To be credible to all its audiences on issues, the next World Bank president as messenger has to speak with authority on what the Bank does, and how it acquires and demonstrates global leadership on global public goods and the signature issues for which it has long been known.
- A defender of climate action, the Bank’s withdrawal from fossil fuels, and particularly, coal, needs to be defended. The Bank must seek to influence both borrowers and other development actors, particularly China, to adopt this position and follow the Bank’s lead on energy conservation and alternative energy. That might require rethinking the Bank’s role in nuclear, and about large dams, as well as on grids and energy regulation and institutions. The Bank’s stewardship of the climate finance instruments it runs or administers, its trusteeship role for other multilateral action, and its support of the Paris Agreement, must be protected and enhanced.
- On growth, the new World Bank president needs to re-emphasize equity, and remain a strong and public advocate for liberal trade, removing protectionism, and enabling responsible supply chains. That’s not just about its borrowers, either, particularly as protectionism rises, and as a fraying safety net and slowing employment growth have led to populist movements worldwide.
- On gender and inclusion, policy and practice need to evolve beyond credit for elite women and expanding microcredit, to help women who work, who must continue to shoulder the main burden of child-raising, and who need protection not just from systemic discrimination (including in the workforce) but also from sexual violence. Expansion of girls education, working with the vertical funds it hosts, must continue, particularly in fragile and post-conflict states. Someone whose past work and accomplishments in gender-informed public service, in the inclusive corporate sector, or in the NGO advocacy world speak for itself would be ideal, end not just because they were personally successful. Because the new president sets the tone, the candidate’s own employment history, and the organizations where they worked, need scrutiny.

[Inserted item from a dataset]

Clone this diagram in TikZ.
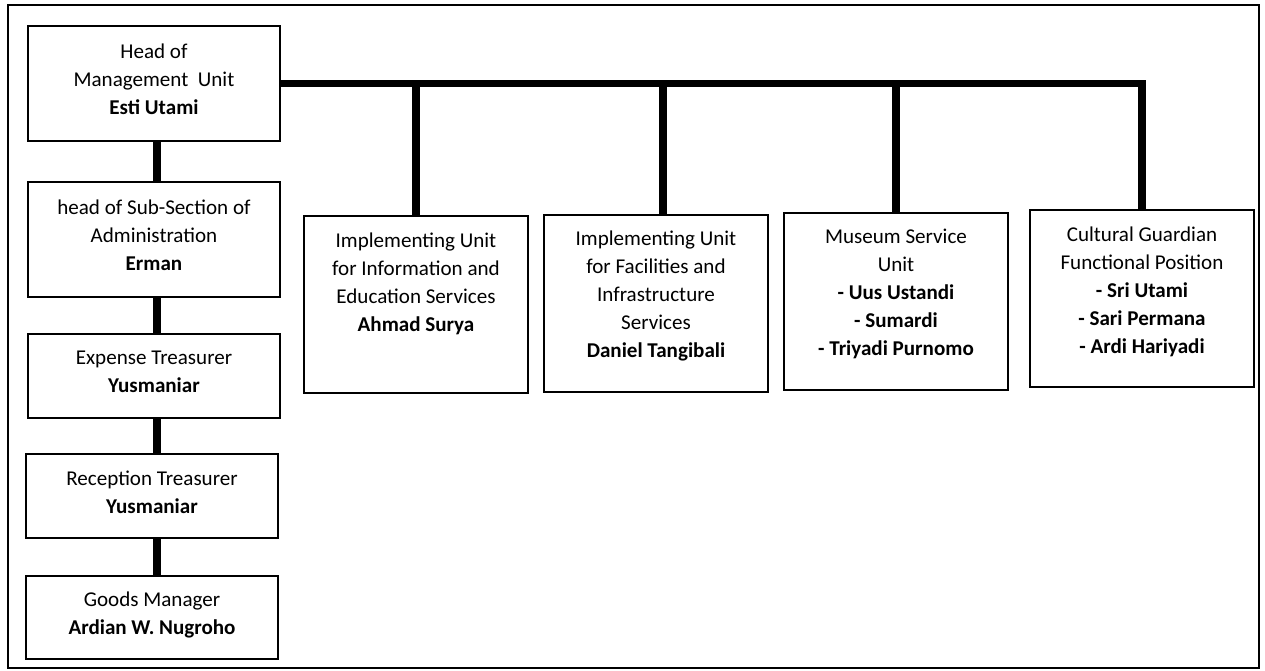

- Corruption remains a global problem. The candidate’s own record at neither paying nor accepting bribes must be spotless. Her or his personal financial behavior and assets must be beyond reproach, and even if they are not made public, need to be privately examined by the Executive Directors before they announce the short-list. Not everyone has been a personal corruption-fighter, but the organizations where they worked need to have ferreted out malfeasance (both internal and with their clients and partners) and handled it appropriately. Since the Bank Group sets a standard for the other IFIs, its findings and debarments have to hold, and governments must be required to enforce the punishments their own courts impose; a candidate must speak out, for example, against side deals with corrupt organizations and individuals to relieve the burden of their proven misbehavior.
Others may see the Bank’s messages differently, and I’d encourage readers to add to this list, and to the World Bank president’s role as messenger.